Davidovich looks like a Viking prepared to make mayhem with his head closely shaven on the sides and his fair hair pulled back into a knot. His father, Eduard Mark Davidovich, a former boxer, is originally from Sweden, and his mother, Tatiana Fokina, is from Russia. But he was born in Malaga, Spain, and raised, as his accent makes clear, in the Andalusia region of southern Spain. He started playing tennis at age 2 — even younger than Djokovic did — and has become one of the flashiest, fastest men in the game under the tutelage of his longtime coach, Jorge Aguirre.
He has a tattoo of a breaking wave on his arm, and he plays tennis with aggression and invention, deploying the drop shot and the underhand serve. He often plays like a goalkeeper: flinging himself into the air to pursue a wide shot or a serve down the T. Against Djokovic, he was soon covered in red clay, which remains his best surface despite winning the Wimbledon boys title on grass in 2017.
The mental game has been the main stumbling block for Davidovich, and he has collaborated with a performance psychologist for several years in the quest to control his temper and maintain his concentration and belief.
“Taming everything inside himself is not easy,” Aguirre told Spanish publication ABC last year. “There are moments when he starts to have doubts whether he is really prepared.
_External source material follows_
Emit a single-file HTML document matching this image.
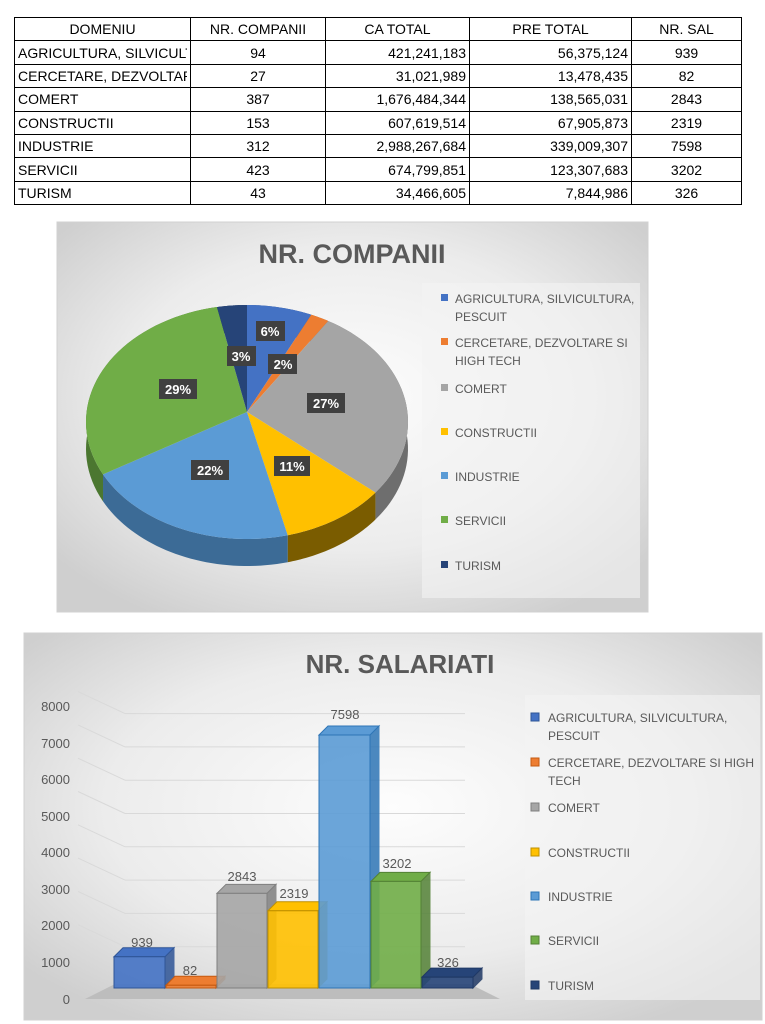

Those lapses in concentration come from insecurity. We have managed to reduce them. Before, they could last months, then weeks and now we are working so they last just a game or a point and then in a year or so that they disappear altogether.”
They are not gone yet. Twice up a break in the second set, Davidovich lost his way, surrendering the momentum to Djokovic. Although Djokovic failed to serve out the second set at 5-4 — making four unforced errors — he managed to win the tiebreaker with a forehand passing shot.
Eyes wide, Djokovic put a finger to his ear and nodded his head confidently as he stared at the crowd before howling with relief. It was a familiar scene for those who have followed the resilient Serbian star, but there would be no comeback this time, in part because he has played so little lately and because the second set had required 1 hour 23 minutes of effort.
After a 10-minute break, Djokovic returned to the clay standing tall, but he was soon emitting negative energy, talking to himself as he again lost his serve despite jumping out to a 40-15 lead. This time, Davidovich did not flinch, finishing off a champion who had beaten him soundly in their two previous matches and who has long been his tennis role model (they practised together in Spain during the pandemic).
But Djokovic’s game and attitude were close to unrecognisable down the stretch as he raced through his service games and missed shot after shot. He finished with 51 unforced errors at the club where, as a Monaco resident, he trains regularly.
“I didn’t like the way I felt physically in the third,” Djokovic said. “I just ran out of gas completely. Just couldn’t really stay in the rally with him. I mean, if you can’t stay in the rally, not feeling your legs on the clay, it’s mission impossible.”
The concern for him is why he was so spent. Djokovic has long been supremely fit, but he has also had the coronavirus at least twice, although he has given no indication that this has affected his endurance.
“I’m going to look with my team into the reasons,” he said of his third-set fade.
It is a smaller team now. He is no longer working with Marian Vajda, his longtime friend and coach, which leaves Goran Ivanisevic, the 2001 Wimbledon champion, as his primary coach. Ivanisevic was with Djokovic in January in Australia, where he arrived to defend his Australian Open title only to have his visa revoked because of his vaccination status. He spent time in detention as his appeal was adjudicated and was deported on the eve of the Australian Open. After also missing US tournaments in Indian Wells, California, and Miami, he has played just four singles matches in 2022.
His record is an unsettling 2-2, but it bears remembering that Djokovic is one of sport’s supreme fighters and that he has lost early in Monte Carlo before, only to find his footing and thrive at the French Open, his primary goal in May.